Die somit im Kompetenznetz „KFN“ vereinigte und im Bereich A besonders große Spannbreite an chemisch-physikalischen und biologischen Präparationsverfahren erfordert entsprechend sorgfältige Qualitätskontrollen aller Teilschritte auf Struktur, Zusammensetzung und ggf. Aktivität und Viabilität (A2, A7, A8) der jeweils erzeugten Produkte. Am Ende stehen stets eingehende quali- und quantitative Funktionsstudien der bio/anorganischen Hybrid- und Komposit-Anordnungen. Hier profitieren die Projektnehmer in besonderem Maße von der bewährten engen Kooperation und räumlichen Nähe im KFN, da für nahezu alle Teilvorhaben auch Analysetechniken anderer Partner zusätzliche Informationen und damit grundsätzlich neue Erkenntnisse liefern können. Auf dem biologischen Sektor reichen die Untersuchungsmöglichkeiten von der molekularbiologischen, biochemischen und biophysikalischen Nukleinsäure- und Proteinanalytik (bes. A3, A6) über bildgebende und dynamische Verfahren bis hin zur Erfassung diverser Zellparameter (bes. A2, A7, A8). Die synthetischen bzw. anorganischen Bestandteile der neuen Produkte werden durch modernste, oft höchstauflösende Analysemethoden der Physik, Chemie und verschiedenste Mikroskopietechniken charakterisiert, wobei letztere interessante Querschnittsaufgaben für die verschiedenen Materialtypen einnehmen und daher in mehreren Spielarten genutzt werden können.

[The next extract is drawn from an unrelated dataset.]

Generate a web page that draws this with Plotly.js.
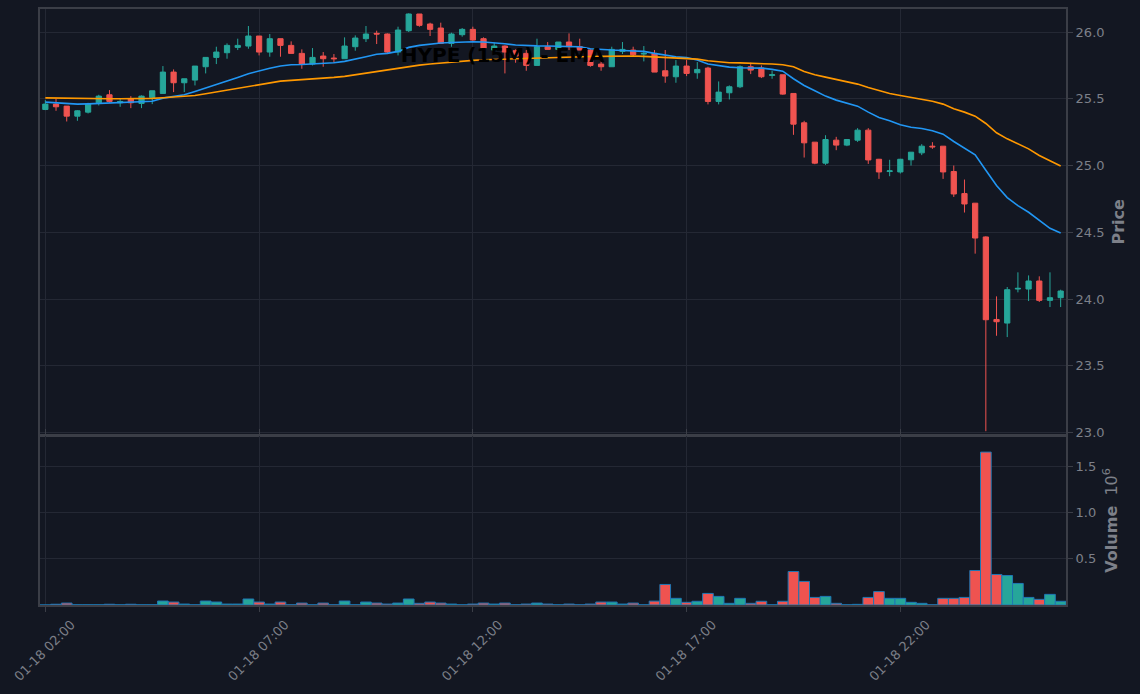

Durch seine ausgewogene Zusammensetzung kann der neu geschaffene Projektbereich A schließlich viele Brücken auch zu den anderen Projektbereichen schlagen. Dies betrifft zum einen verwandte Methoden zur Herstellung nanoskaliger Topographien und Architekturen, die durch wechselseitigen Austausch weiter verbessert werden können (z.B. über Selbstorganisationsprozesse größerer Moleküle und über Biotemplate in den Projekten A3, A6, B3, D6 und zur Grenzflächenpräparation in A2, A7, A8 und mehreren Projekten in B). Zum anderen ist nicht nur die qualitative Produktanalytik (z.B. mit adaptierten mikroskopischen Verfahren und Hilfsmitteln wie in C9, D3), sondern vor allem die kritische Funktionsanalyse der neuartigen Bauelemente und Hybride die gemeinsame Plattform einer Vielzahl von Vorhaben im gesamten Kompetenznetz (mit Fokus auf Detektions- und Auslesetechniken sowie Interpretation der Daten z.B. in A3, A6, B3, C4, D8; mit dem Schwerpunkt Energieerzeugung, -transport und -umwandlung in A8, B1, diversen Projekten in C). Dabei bringen die Lebenswissenschaften eine Reihe an schonenden hochentwickelten Untersuchungsmethoden erstmals in den Forschungsverbund ein, mit denen sich auch komplexe Interaktionen anorganischer bzw. synthetischer Nanostrukturen aus Projekten der Bereiche B bis D unter völlig neuen Aspekten analysieren lassen.